After attending a talk by Scott McCarty over the weekend at the Ohio Linux Fest I was inspired to go through my blog and make sure that I added a Creative Commons License to all of my work.

I think it's important to let people know what they can and can't do with your work. While at the same time help to protect a public body of knowledge and ensure that it remains free (as in freedom).

I've decided to license all of my work under the Creative Commons Attribution-ShareAlike agreement. Which in my completely non-lawyerish brain means you can do pretty much anything you want with my blog posts as long as you attribute it, and most important to me you release that work under the same license. Allowing the people you share it with to have the ability to continue to modify and share it forever. I can't lock it behind DRM, and neither can anyone else.
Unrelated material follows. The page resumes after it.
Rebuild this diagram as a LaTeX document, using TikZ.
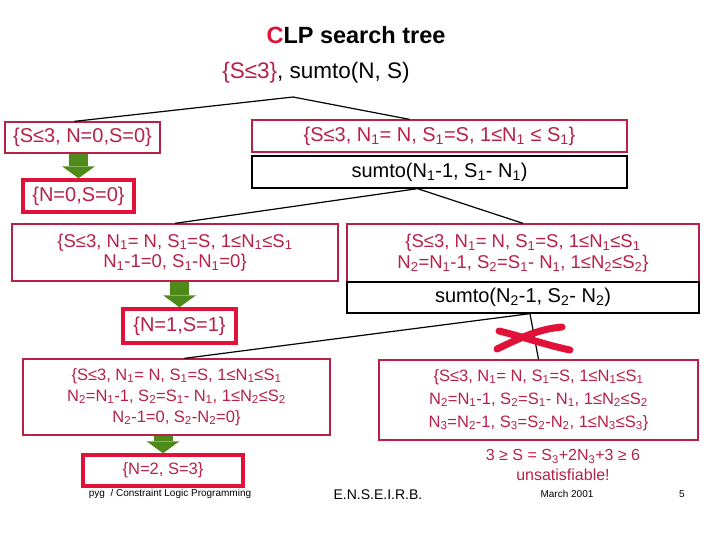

I purposely chose a copyleft license for a few reasons:

  1. On the off chance that I ever write something of value I want people to be able to share it. Both those who re-publish it, as well as those who consume it.
  2. From what I read on the interwebs, a good portion of the data used to train Large Language Models, and other forms of AI is scraped from blogs like this one. If this is the case, then I like to think that one day the AI companies will find themselves in a copyright lawsuit, and something I wrote on this blog could bring a small victory in the battle to make AI open source.
  3. It matches up with my most valued ethical principle - Don't be an asshole, except to people who deserve it.

One of the points that became a common theme over the entire conference was presented by Joe Brockmeier in his talk entitled "Open Source can't win". The idea being, the Free and Open Source community have started to become complacent when it comes to defending Free and Open Source Software.

We've become comfortable with the idea that Open Source has already won, when in reality it appears to be under attack like never before.

Everyone is of course aware of Red Hat's recent decisions surrounding CentOS, whatever your opinion on that is what I think is even more damaging to FOSS is Hashicorp's recent license change which in my humble opinion shows a real disdain for the entire concept of Free and Open Source Software. You can read about it here: opentf.org.

What Hashicorp has done should terrify anyone who has ever contributed code to an "Open Source" project, especially if you had to sign a CLA - Contributor License Agreement. Because now code contributed in good faith for the betterment of the project by members of the community could suddenly become proprietary with the contributors having little or likely no recourse.

It's with all this in the back, or front, of my mind that I've gone the route of adding the Creative Commons License to my work here. And if you host a blog I would encourage you to do the same.

Please feel free to use my posts, change them, modify them, or whatever - But if you share them, you pass those same rights on to whoever receives it.